Come accade in questi casi, la versione dei fatti è confusa e non si capisce chi abbia dato il via, ieri, agli scontri. Il canale tv dei ribelli ha accusato l’esercito di avere aperto il fuoco contro i miliziani nell’area del Palazzo, mentre un alto funzionario militare ha affermato che gli sciiti hanno provocato gli scontri attaccando alcuni checkpoint militari. La televisione di stato non ha dato la notizia, mostrando immagini di repertorio e uno spettacolo musicale.

 

palazzo presidenziale

 

Chi sono i ribelli. I ribelli sono miliziani del clan degli Al Houti, appartenenti alla minoranza sciita, che non riconoscono alcune legittimità al Governo Centrale. Sono invisi sia dai vicini sauditi sia da alQaeda nella Penisola Araba. Le loro idee si formano all’interno della galassia delle correnti sciite dell’Islam, più precisamente quella Zaidita. Il loro leader è stato ucciso nel 2009 da un raid aereo. Le autorità yemenite, appartenenti all’islam sunnita, accusano l’Iran sciita di fomentare la rivolta per spingere al potere gli Houti e avere un alleato nel Golfo. Già dallo scorso settembre i ribelli si erano impadroniti di gran parte della capitale San’a. Si erano però parzialmente ritirati dopo aver firmato, sempre a settembre, un accordo con i partiti politici per la formazione di un governo di unità nazionale. Il governo venne effettivamente creato e ottenne pure la fiducia del parlamento a dicembre, ma si è dovuto scontrare con gli alleati dell’ex presidente Ali Abdullah Saleh che, nel frattempo, pare si sia alleato con gli Houti essendo anch’egli zaidita. Sono gli Houti a essere accusati del rapimento di sabato scorso, e il motivo sarebbe quello di bloccare una bozza di Costituzione che avrebbe diviso il Paese in sei regioni: una sorta di federalizzazione, con gli sciiti relegati nel Nord, i secessionisti nel Sud e le aree ricche di petrolio del centro sostanzialmente in mano alle tribù sunnite. Gli Houti chiedono che il paese venga diviso in due regioni federate.

 

Situazione difficile da anni. Il Paese arabo, abitato da 24 milioni di abitanti di religione musulmana e situato a sud dell’Arabia Saudita, è una polveriera dal 2011, quando iniziarono le proteste contro l’allora presidente Saleh che venne destituito e al suo posto prese il potere il fedelissimo Hadi. Da quando si è insediato il nuovo presidente le cose non sono molto cambiate, anche se Hadi ha provato a portare avanti alcune modifiche costituzionali. Di fatto, però, si è creato un vuoto politico e istituzionale che non ha giovato al paese, in cui ci sono due realtà ben radicate.

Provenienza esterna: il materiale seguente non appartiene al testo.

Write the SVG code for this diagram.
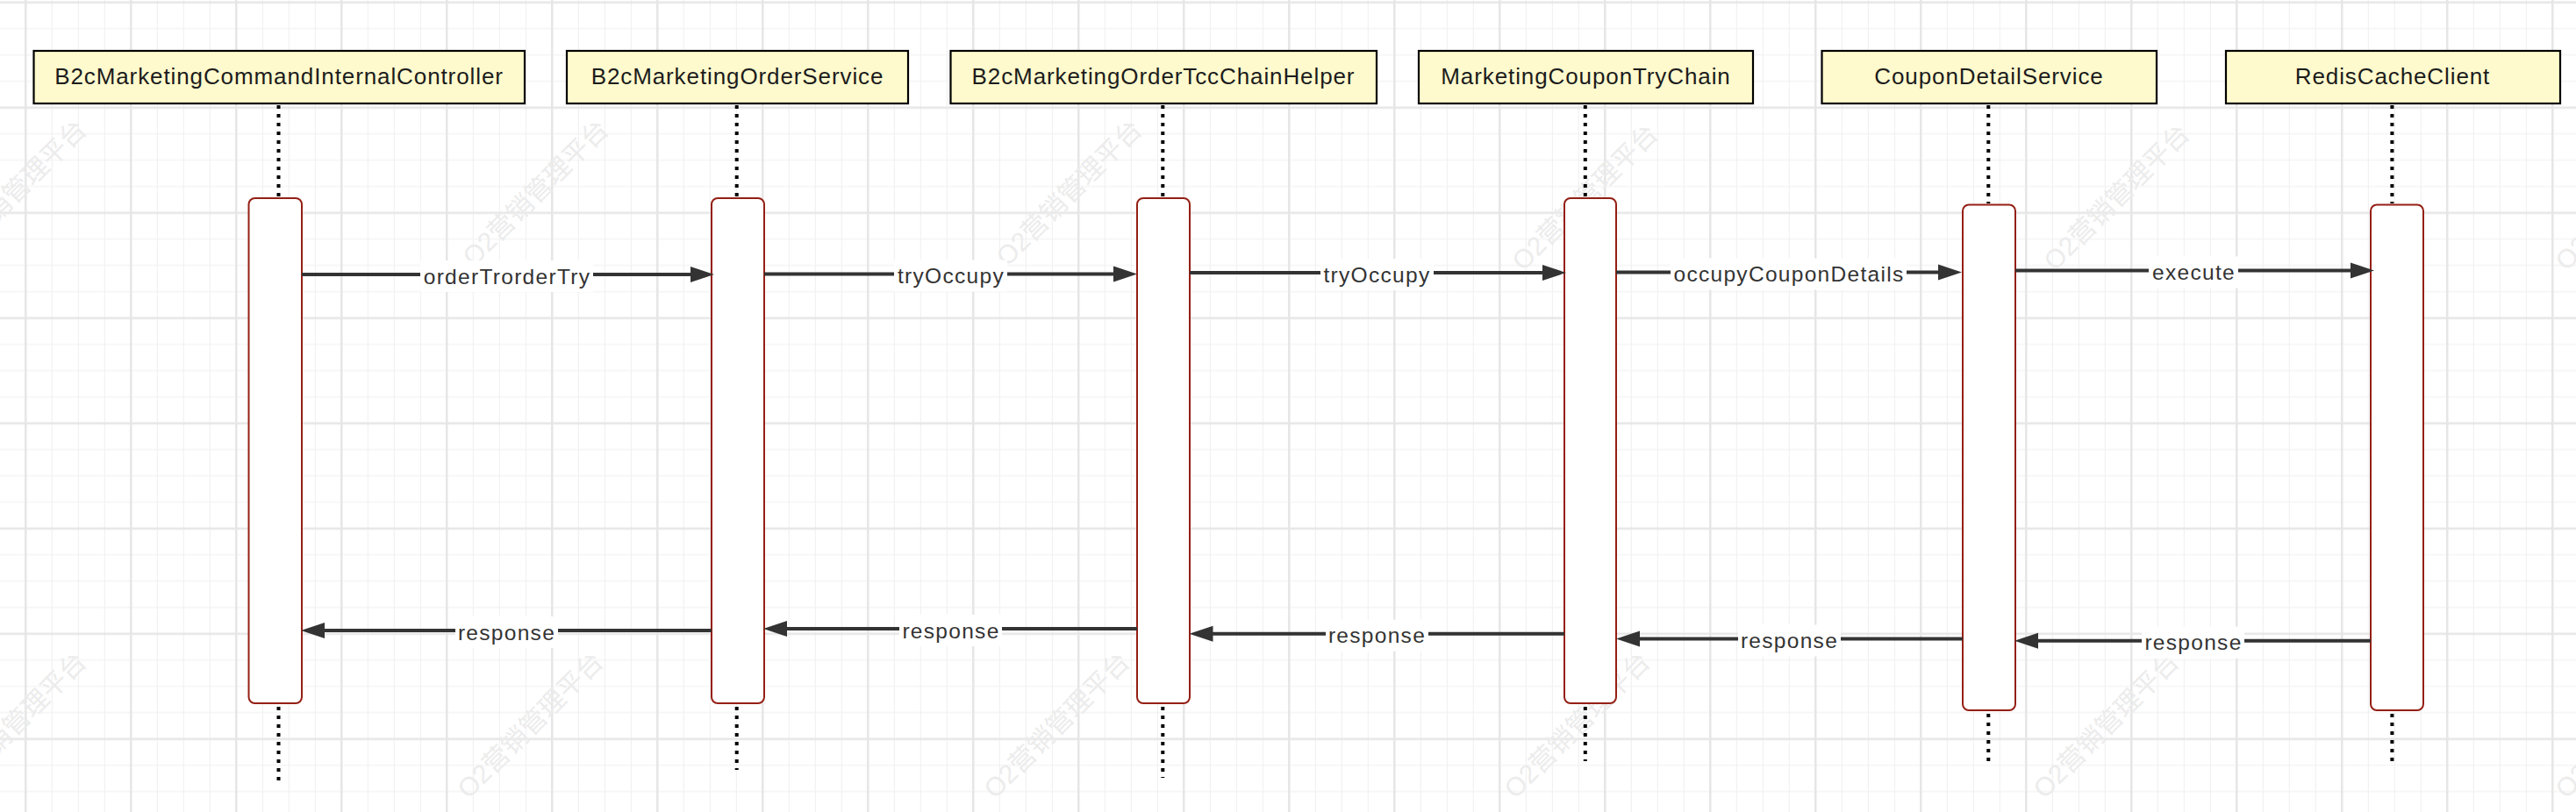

Da un lato la guerra al terrorismo, ricordiamo che lo Yemen è la patria di addestramento dei principali gruppi legati ad alQaeda, e dall’altro il conflitto interno. Il governo di San’a è da tempo uno dei principali alleati degli Stati Uniti nella lotta contro il terrorismo. Qui i militari americani sono presenti per contrastare alQaeda, ma non tutti amano questa presenza. AlQaeda, infatti, appoggia le istanze secessioniste portate avanti dal Southern Mobility Movement, per tornare alla situazione precedente la formazione dello stato. Dal 2000 le ragioni della guerra sono sempre le stesse: la lotta al terrorismo. Sullo sfondo le tensioni interne, riemerse con le cosiddette primavere arabe, fra governo centrale e clan, spesso legati alla tradizione e poco propensi ad accettare cambiamenti nel modo di vivere. In questo quadro alQaeda e i suoi miliziani sono visti come un argine contro la possibile avanzata degli Houti. Ma quello che più preoccupa nello Yemen oggi è la lotta a cui si sta assistendo tra sciiti e sunniti, paradigma di tutti gli scontri che stanno interessando il mondo musulmano al suo interno.